In terms of how I connect with people, I'm always happy to talk to someone who wants to get to know me better. I'm leery if it seems that they just want access to my network or just want to sell me something.
My specific advice is to join groups on LinkedIn that have similar minded people to you, get involved in the conversation, and get to know them. Over time you'll build up a strong network which I think is what you're looking for anyway.

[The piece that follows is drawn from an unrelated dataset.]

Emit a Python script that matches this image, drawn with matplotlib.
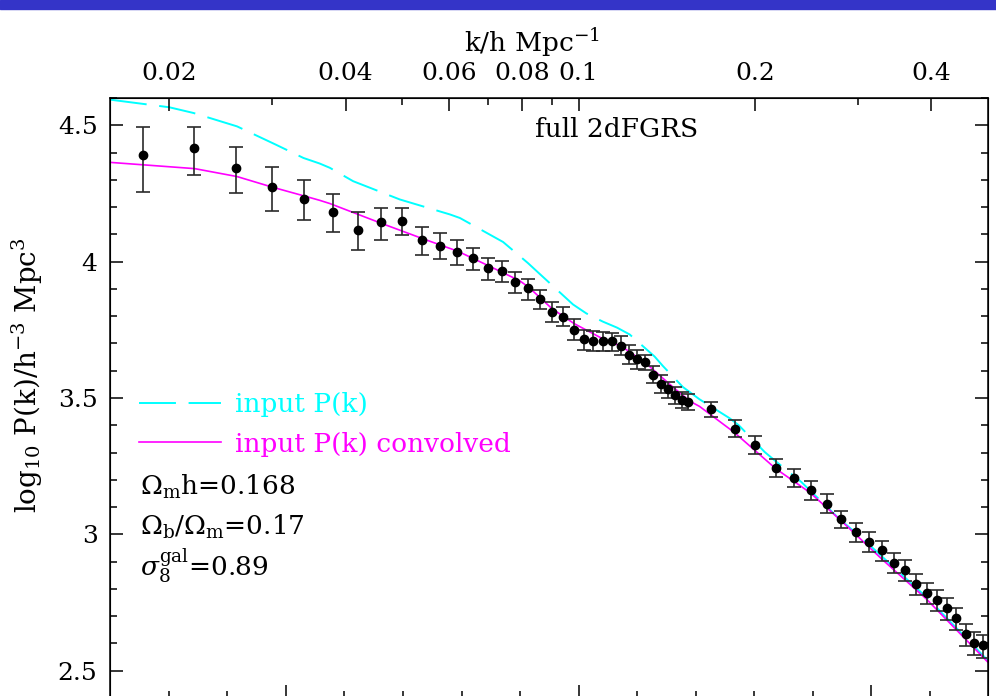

If you want to talk in more detail about techniques for meeting more people and expanding your referral network feel free to set up a call.
Thanks.
Answered 10 years ago
Lots of good answers here already. In brief, it's about relationship building, not tricks. Having said that, they are helpful tools on the way. A new awesome tool you should look at is Conspire. It's a bit like LinkedIn, but more intelligent when it comes to networking and relationship building, in my opinion. Here is another "tool" you should always carry with you. Never, never leave a networking meeting without asking for one additional relevant introduction.
Answered 9 years ago
Add them randomly on linkedin, start liking their post and build relationship
Answered 7 years ago
I remember of an incident that took place with one of my colleagues a few years back. Alex was doing great work and had strong credentials, so his resume was not the problem. He was targeting influential, high-level executives, but the response rate was poor. Senior executives are busy, see less value spending time with someone lower on the hierarchy, and are likely to miss or ignore requests through email or social media. Alex thought back to the university students who contacted him last year, and sheepishly admitted that he blew off most of them. Ask someone influential to put in a good word for you, introduce you, or help arrange a meeting with the person you want to meet. Alex’s team contracted a consultancy the year before, and he had impressed the consultancy’s partner during the engagement. The partner had a wide network of senior contacts at other companies, so Alex asked if the partner could introduce him to a vice president he wanted to meet. The partner was happy to do so and recommended him to two other executives. Alex boasted that he always helps people from his university, or who studied in the school’s economics department. Alex responded to an engineer who contacted him, mainly because of her focus on artificial intelligence. Play up unique knowledge you may have, framing how that might benefit the person, and highlight credentials, like affiliations with prestigious institutions, that give you credibility.” Alex asked an executive if they could meet so Alex “could get the executive’s C-suite perspective and advice on how I might use this skill to help retailers, as I take the next step in my career.
One student employed none of the approaches above, but Alex still responded. To combat our resistance to using flattery, especially the belief that it will not work across cultures, think about flattery as making the other person feel good about themselves. For example, the very act of seeking someone’s sage expertise and advice is a form of flattery. A German executive highlighted key points he liked from the speech of a vice president in another division. The “flattery” was sincere. He secured a coffee meeting and started a relationship that accelerated his career. Most people are too embarrassed to ask or feel that reaching out will not get a response. Use the approaches above to make a request more compelling, and make requests in person, which are even harder to turn down. Every few months Alex sharpens his approach, based on what is working. Follow Alex’s lead. You will land more meetings, which will lead to more conversations, which will build your network, and advance your career.